# Text understanding and mapping

I am looking at a problem where I have two documents, both are textual documents. The first one is a long (few pages long) textual document, while the second one contains about 10 short texts, each being a one liner. The problem is to automatically understand the 1st document and "map" key ideas from here to one or more short texts in the second document. I am not being able to get a good grip on the problem as to how to proceed. I tried the following approach:

first collected as much similar documents as possible which are relevant; I have obtained 136 such documents, each few pages long. Then build a document level embedding using each sentence as a document (doc2vec). Then for each short sentence in the second document, inferred an embedding based on the document model I built. Then tried to find the most similar sentences for each of these short texts from the 2nd document. However the results are not good. Only about 30% match is what I am getting and the corresponding sentences are not much related to the target sentence.

I am wondering if this is the right approach or are there any other approach available which I am not aware of.

Your advice would be greatly appreciated. It may be the case that my explanation above is not adequate. Please let me know and I will try to improve it.

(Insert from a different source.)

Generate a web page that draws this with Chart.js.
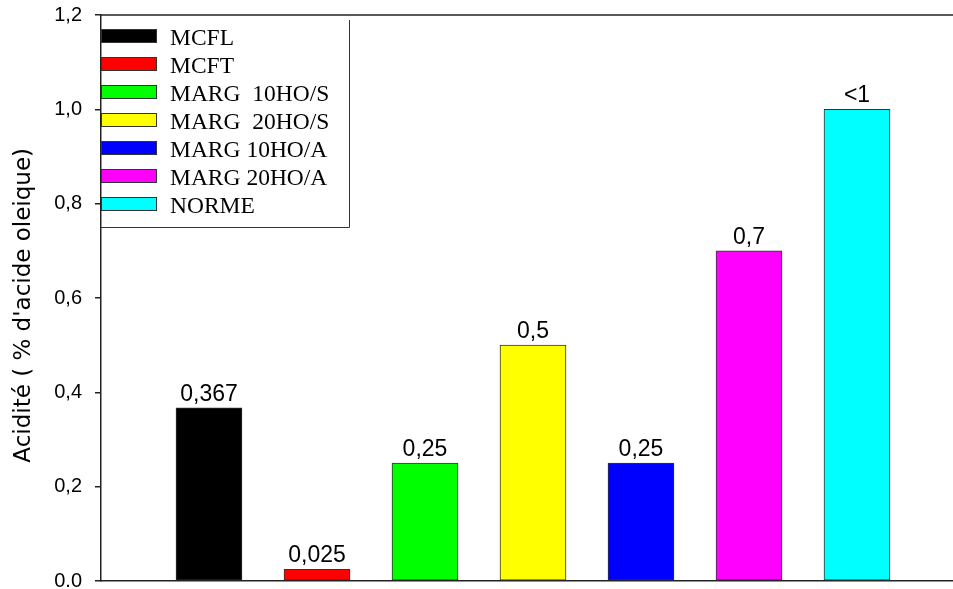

Your input would be greatly appreciated.

Thanks

Instead of using embeddings and doc2vec, maybe you should start by an easier and more straightforward information retrieval approach. Start by building a bag-of-words representation of your long document. Given its vocabulary $V$ of size $|V|$, you represent it as well as the short texts for the second document in a space $\mathbb{R}^{|V|}$. This will give a vector for the first document and several vectors, one for each of the lines, for the second document.